PC Software converts 16/44 to 24/96 format

Just read an article about this on stereophile.com. I thought it would interest several of you. I have not tested it yet, but I certainly intend to soon. basically it allows you to convert 2-channel wav files to up to 24-bit/96khz format. It performs the necessary upsampling and word-length conversion and saves it to a file. This is the url: http://www.eximius.nl/dvdaudio.php There is no built-in burner support. You can use your normal burner software to write the files to DVDR media.
Will this actually give you better sound? Or is this the 2004 equivalent of "Stereo Re-Processing"? If the sound quality is not there to begin with, I can't see how adding random or spurious or even calculated information will help.
P.S. I was not referring to 24/96khz format, but rather the change from 16/44khz to the better format. To me that would be like taking cassettes and putting them on reel to reel, but thru a filter that would make it 'seem' more musical.
To the best of my knowledge wav files are not compressed in any way. Thus if you had a sound card that was higher than 16/44 you could then convert the better format and save that information. I'm really a novice in this area--but I've considered this for some of my LPs. I would like to know if I'm right about the wav files and how I could tell what the true bit depth and sample rate is.

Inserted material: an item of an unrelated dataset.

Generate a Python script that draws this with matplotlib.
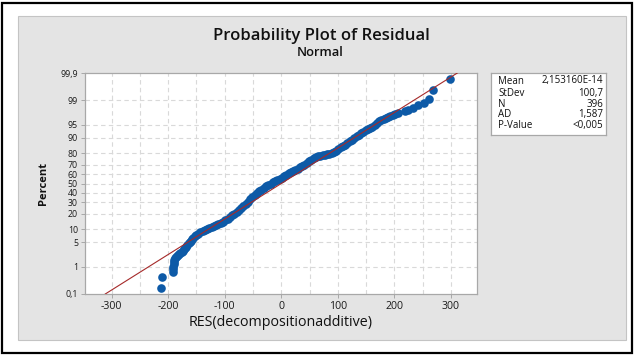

My guess is that it will attempt to lower the noise floor and increase the dynamic range while at the same time interpolating the data in the upsampling process. I do not expect it to sound like DVD-Audio. The app does not require a soundcard. It isn't playing the file, just using the CPU to alter the amount of data. I still have not had an opportunity to do a listening comparison.
It looks like it's a software upsampler with a word length interpolator. It may improve the sound of redbook data streams, but it won't bring them to 96kHz/24 bit quality. WAV files can be any number of different sample rates and word lengths as determined by the software and hardware used to generate them. Most modern software allows for rates up to 192kHz at 32 bits and most hardware will go up to 96kHz at 24 bits. The A/D converter is the key determinate of quality.